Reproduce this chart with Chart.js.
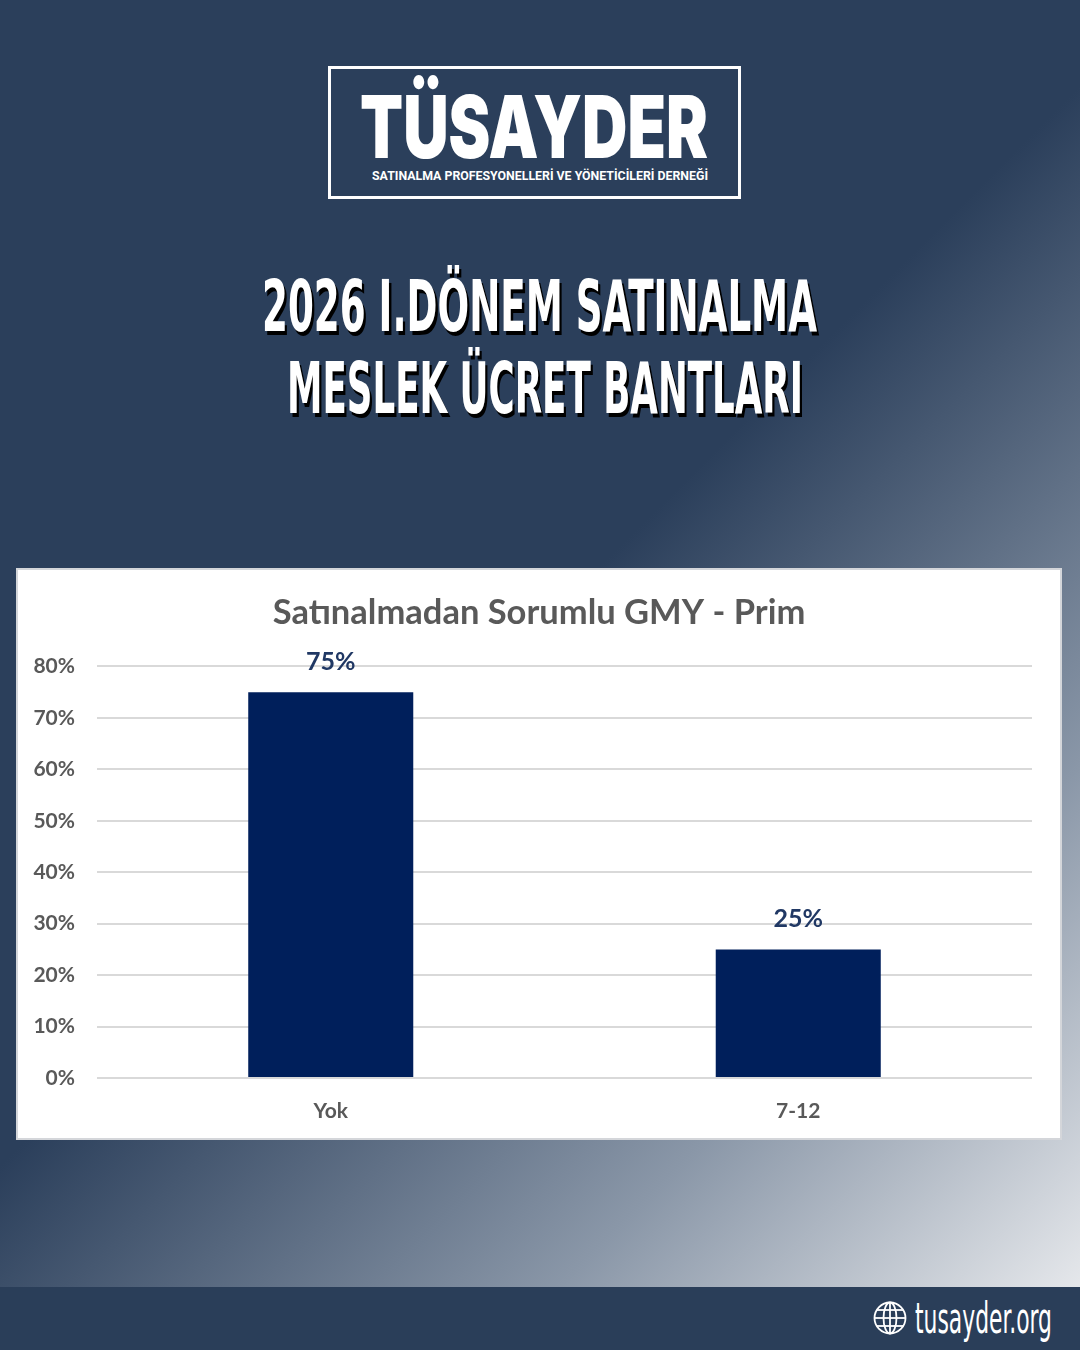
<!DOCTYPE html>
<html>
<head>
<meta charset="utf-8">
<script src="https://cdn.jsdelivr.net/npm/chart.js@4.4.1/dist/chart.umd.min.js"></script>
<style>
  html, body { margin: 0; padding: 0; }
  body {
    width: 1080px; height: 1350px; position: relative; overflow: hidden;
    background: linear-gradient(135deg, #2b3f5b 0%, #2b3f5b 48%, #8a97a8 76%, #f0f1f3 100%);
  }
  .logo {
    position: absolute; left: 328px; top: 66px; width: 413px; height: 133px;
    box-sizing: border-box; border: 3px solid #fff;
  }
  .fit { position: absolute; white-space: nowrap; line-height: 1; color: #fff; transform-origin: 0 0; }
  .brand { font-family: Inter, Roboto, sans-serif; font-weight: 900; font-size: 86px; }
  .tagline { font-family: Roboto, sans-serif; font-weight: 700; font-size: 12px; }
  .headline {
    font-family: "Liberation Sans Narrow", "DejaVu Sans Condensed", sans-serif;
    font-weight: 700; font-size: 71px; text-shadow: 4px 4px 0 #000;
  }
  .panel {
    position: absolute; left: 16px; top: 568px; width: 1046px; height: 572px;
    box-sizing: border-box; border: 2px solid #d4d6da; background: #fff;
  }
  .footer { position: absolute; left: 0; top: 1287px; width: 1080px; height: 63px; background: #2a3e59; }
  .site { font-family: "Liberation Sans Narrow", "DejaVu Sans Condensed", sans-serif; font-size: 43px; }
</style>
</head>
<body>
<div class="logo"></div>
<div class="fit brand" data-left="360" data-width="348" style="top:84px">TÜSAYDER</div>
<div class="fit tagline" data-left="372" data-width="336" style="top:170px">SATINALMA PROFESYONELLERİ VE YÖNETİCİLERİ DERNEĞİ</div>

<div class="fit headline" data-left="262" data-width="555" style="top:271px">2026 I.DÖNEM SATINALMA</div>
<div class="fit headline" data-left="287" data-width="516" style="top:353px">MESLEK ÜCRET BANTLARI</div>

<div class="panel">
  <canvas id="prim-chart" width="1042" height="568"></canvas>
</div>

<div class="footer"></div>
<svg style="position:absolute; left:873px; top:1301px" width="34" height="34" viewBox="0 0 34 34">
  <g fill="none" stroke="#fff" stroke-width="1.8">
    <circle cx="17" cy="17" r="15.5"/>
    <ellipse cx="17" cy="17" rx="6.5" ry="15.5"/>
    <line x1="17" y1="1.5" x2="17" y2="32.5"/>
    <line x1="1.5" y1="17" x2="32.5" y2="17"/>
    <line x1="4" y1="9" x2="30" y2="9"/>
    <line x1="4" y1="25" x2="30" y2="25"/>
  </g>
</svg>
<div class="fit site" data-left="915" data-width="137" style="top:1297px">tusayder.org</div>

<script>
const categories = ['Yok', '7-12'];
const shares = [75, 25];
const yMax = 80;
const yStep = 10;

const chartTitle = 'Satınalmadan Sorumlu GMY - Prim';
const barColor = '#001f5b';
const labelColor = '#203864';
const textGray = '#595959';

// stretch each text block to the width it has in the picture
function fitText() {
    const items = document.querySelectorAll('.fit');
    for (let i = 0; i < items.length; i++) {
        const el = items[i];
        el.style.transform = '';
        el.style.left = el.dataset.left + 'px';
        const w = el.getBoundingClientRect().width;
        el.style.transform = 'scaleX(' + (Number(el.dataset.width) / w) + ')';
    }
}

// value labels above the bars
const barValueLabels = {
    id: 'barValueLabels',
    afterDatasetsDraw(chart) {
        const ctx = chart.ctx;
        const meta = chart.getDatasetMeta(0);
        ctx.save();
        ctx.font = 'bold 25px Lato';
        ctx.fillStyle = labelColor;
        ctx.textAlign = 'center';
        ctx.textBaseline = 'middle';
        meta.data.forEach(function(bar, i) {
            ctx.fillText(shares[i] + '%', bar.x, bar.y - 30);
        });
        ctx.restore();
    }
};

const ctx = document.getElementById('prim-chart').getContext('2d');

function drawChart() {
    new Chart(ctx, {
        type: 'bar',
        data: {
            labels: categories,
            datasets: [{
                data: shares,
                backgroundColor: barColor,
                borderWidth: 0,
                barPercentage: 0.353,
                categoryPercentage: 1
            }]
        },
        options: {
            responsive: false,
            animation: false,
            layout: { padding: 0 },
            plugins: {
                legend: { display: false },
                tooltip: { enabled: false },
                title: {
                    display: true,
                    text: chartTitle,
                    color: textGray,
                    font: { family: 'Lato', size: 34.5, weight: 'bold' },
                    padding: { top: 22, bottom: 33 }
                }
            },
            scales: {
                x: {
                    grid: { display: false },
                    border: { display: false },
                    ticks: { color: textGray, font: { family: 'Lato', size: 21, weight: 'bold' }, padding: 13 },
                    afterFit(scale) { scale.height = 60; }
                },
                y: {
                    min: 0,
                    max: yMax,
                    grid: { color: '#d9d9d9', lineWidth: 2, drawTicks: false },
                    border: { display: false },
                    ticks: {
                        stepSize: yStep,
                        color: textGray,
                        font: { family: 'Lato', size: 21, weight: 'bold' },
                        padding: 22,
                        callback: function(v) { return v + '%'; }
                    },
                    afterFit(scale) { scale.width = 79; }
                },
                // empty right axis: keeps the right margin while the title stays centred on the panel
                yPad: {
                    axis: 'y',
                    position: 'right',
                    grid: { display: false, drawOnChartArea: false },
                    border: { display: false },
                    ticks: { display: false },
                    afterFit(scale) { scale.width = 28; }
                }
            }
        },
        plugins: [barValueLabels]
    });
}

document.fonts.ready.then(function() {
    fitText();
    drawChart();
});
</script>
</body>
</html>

○ ○ ○ ○ ○ ○ ○

PROBLEM TO WORK ON: Quote, exactly and only, the lines from the first line of the data above through the line containing "VE YÖNETİCİLERİ DERNEĞİ</div>". The pictures do not belong in it.

EXERCISE RESPONSE:
Reproduce this chart with Chart.js.
<!DOCTYPE html>
<html>
<head>
<meta charset="utf-8">
<script src="https://cdn.jsdelivr.net/npm/chart.js@4.4.1/dist/chart.umd.min.js"></script>
<style>
  html, body { margin: 0; padding: 0; }
  body {
    width: 1080px; height: 1350px; position: relative; overflow: hidden;
    background: linear-gradient(135deg, #2b3f5b 0%, #2b3f5b 48%, #8a97a8 76%, #f0f1f3 100%);
  }
  .logo {
    position: absolute; left: 328px; top: 66px; width: 413px; height: 133px;
    box-sizing: border-box; border: 3px solid #fff;
  }
  .fit { position: absolute; white-space: nowrap; line-height: 1; color: #fff; transform-origin: 0 0; }
  .brand { font-family: Inter, Roboto, sans-serif; font-weight: 900; font-size: 86px; }
  .tagline { font-family: Roboto, sans-serif; font-weight: 700; font-size: 12px; }
  .headline {
    font-family: "Liberation Sans Narrow", "DejaVu Sans Condensed", sans-serif;
    font-weight: 700; font-size: 71px; text-shadow: 4px 4px 0 #000;
  }
  .panel {
    position: absolute; left: 16px; top: 568px; width: 1046px; height: 572px;
    box-sizing: border-box; border: 2px solid #d4d6da; background: #fff;
  }
  .footer { position: absolute; left: 0; top: 1287px; width: 1080px; height: 63px; background: #2a3e59; }
  .site { font-family: "Liberation Sans Narrow", "DejaVu Sans Condensed", sans-serif; font-size: 43px; }
</style>
</head>
<body>
<div class="logo"></div>
<div class="fit brand" data-left="360" data-width="348" style="top:84px">TÜSAYDER</div>
<div class="fit tagline" data-left="372" data-width="336" style="top:170px">SATINALMA PROFESYONELLERİ VE YÖNETİCİLERİ DERNEĞİ</div>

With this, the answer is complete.